— Start Source excerpt —

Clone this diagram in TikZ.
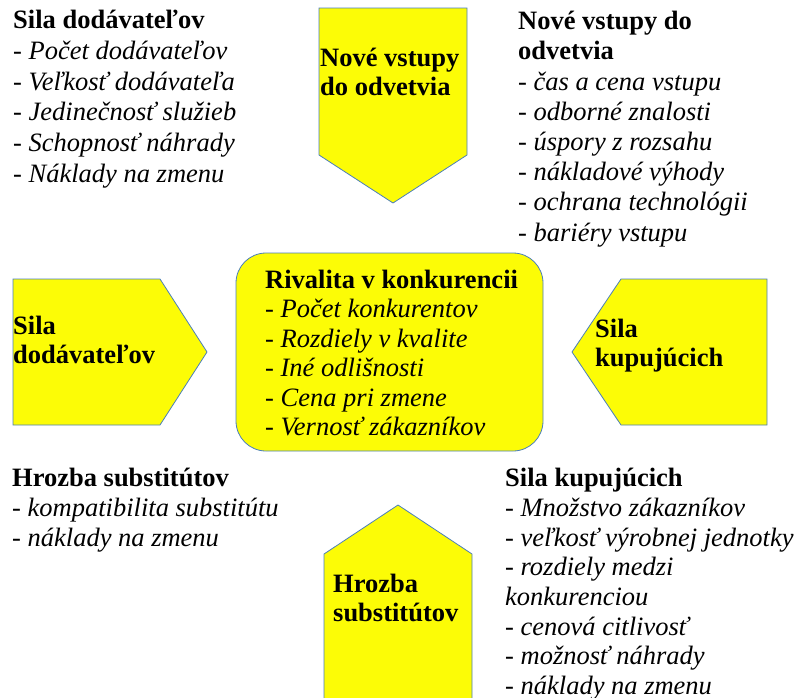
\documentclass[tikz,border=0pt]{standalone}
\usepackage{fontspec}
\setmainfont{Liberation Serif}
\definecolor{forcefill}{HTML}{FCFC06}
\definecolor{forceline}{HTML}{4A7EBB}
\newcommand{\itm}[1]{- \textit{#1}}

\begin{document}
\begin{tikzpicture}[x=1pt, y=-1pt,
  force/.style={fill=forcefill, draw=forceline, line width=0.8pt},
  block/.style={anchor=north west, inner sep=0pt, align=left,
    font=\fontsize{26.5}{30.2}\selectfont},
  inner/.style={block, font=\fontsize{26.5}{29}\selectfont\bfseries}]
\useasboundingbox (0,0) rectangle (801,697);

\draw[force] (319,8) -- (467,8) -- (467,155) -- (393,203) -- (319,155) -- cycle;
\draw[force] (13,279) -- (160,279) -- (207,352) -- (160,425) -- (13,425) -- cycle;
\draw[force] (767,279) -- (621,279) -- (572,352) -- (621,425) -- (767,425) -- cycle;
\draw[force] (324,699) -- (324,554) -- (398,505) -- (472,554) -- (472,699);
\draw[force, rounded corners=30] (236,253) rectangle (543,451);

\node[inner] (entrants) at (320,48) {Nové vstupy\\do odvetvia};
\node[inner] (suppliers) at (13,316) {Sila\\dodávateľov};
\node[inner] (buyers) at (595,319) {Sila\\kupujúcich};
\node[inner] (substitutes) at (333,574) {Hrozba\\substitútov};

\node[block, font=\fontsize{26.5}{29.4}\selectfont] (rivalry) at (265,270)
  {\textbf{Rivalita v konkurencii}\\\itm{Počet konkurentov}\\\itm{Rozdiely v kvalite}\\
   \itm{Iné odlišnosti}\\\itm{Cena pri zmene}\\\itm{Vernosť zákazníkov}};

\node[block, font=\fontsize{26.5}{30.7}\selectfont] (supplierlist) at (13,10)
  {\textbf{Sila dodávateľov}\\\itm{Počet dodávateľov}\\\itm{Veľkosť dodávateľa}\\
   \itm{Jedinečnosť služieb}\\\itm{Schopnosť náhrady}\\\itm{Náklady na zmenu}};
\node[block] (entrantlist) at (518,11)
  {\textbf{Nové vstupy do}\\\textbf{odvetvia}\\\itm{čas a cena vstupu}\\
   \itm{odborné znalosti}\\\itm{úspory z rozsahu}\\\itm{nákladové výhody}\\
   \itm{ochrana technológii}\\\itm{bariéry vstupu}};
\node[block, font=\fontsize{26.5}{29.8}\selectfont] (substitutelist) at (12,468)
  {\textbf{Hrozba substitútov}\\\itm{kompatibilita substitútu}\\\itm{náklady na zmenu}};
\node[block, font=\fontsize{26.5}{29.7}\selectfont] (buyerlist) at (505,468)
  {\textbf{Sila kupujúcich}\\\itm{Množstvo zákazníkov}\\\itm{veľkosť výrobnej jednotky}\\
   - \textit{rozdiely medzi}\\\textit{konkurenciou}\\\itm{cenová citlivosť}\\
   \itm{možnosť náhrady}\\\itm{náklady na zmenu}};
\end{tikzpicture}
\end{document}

— End Source excerpt —

§ Task objective: Pictures are excluded; extract exactly the lines from the start of the data through the line that holds "(0,0) rectangle (801,697);", both ends included.

§ Task response:
Clone this diagram in TikZ.
\documentclass[tikz,border=0pt]{standalone}
\usepackage{fontspec}
\setmainfont{Liberation Serif}
\definecolor{forcefill}{HTML}{FCFC06}
\definecolor{forceline}{HTML}{4A7EBB}
\newcommand{\itm}[1]{- \textit{#1}}

\begin{document}
\begin{tikzpicture}[x=1pt, y=-1pt,
  force/.style={fill=forcefill, draw=forceline, line width=0.8pt},
  block/.style={anchor=north west, inner sep=0pt, align=left,
    font=\fontsize{26.5}{30.2}\selectfont},
  inner/.style={block, font=\fontsize{26.5}{29}\selectfont\bfseries}]
\useasboundingbox (0,0) rectangle (801,697);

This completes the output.